Bedürftigentestament
Der Begriff „Bedürftigentestament“ bezeichnet eine besondere Testamentsgestaltung zugunsten von Personen, die in aller Regel Sozialleistungen nach dem SGB II (Arbeitslosengeld II) beziehen. Sie soll durch die Nutzung der erbrechtlichen Gestaltungsmittel der Vor– und Nacherbschaft (oder des Vor- und Nachvermächtnis) und der Testamentsvollstreckung die Lebenssituation des bedürftigen Erben verbessern, gleichzeitig aber das ererbte Vermögen vor dem Zugriff des Staates schützen bzw. die staatlichen Hilfeleistungen auch zukünftig – trotz Erbschaft – sichern. Dabei muss das Bedürftigentestament im Auge haben, die Belastungen durch die Vorerbschaft sowie die Testamentsvollstreckung auf den Zeitraum des Sozialleistungsbezugs zu beschränken. Dazu werden in der notariellen Praxis folgende Konzepte angewandt:
- Die durch den Wegfall der Hilfsbedürftigkeit auflösend bedingte Vorerbschaft bzw. die aufschiebend bedingte Vollerbschaft (sog. Bedingungslösung). Das damit verbundene Anwartschaftsrecht ist allerdings bereits zu Zeiten des Bezugs der Sozialleistungen überleitungsfähig, was gegen diese Lösung spricht.
- Die Eröffnung eines Anfechtungsrechts des Bedürftigen für den Fall des Wegfalls der Hilfsbedürftigkeit dadurch, dass das Motiv der Erbeinsetzung im Testament angegeben wird (sog. Anfechtungslösung). Gegen diesen Vorschlag wird allerdings mit Recht eingewandt, dass eine Testamentsauslegung wohl auch bei dieser Gestaltung zu einer aufschiebend bedingten Vollerbschaft gelangen, das erstrebte Ziel also verfehlt wird.

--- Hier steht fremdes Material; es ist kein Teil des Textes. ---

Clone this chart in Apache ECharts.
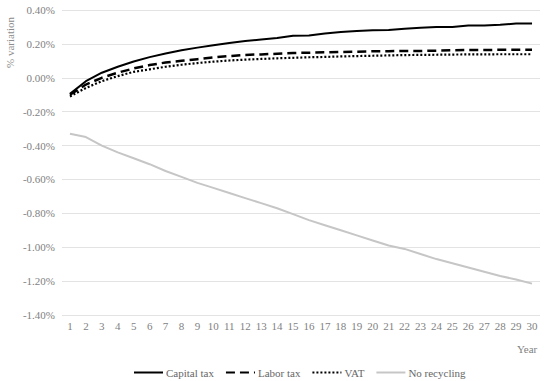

- Anordnung „nur“ einer „befreiten“ Vorerbschaft des Bedürftigen im Fall des Entfallens der Bedürftigkeit und Beendigung der Testamentsvollstreckung in diesem Fall.
Aufgrund der in allen drei Fällen bestehenden Gestaltungsschwierigkeiten sollte ein Bedürftigentestament immer von einem Notar beurkundet werden.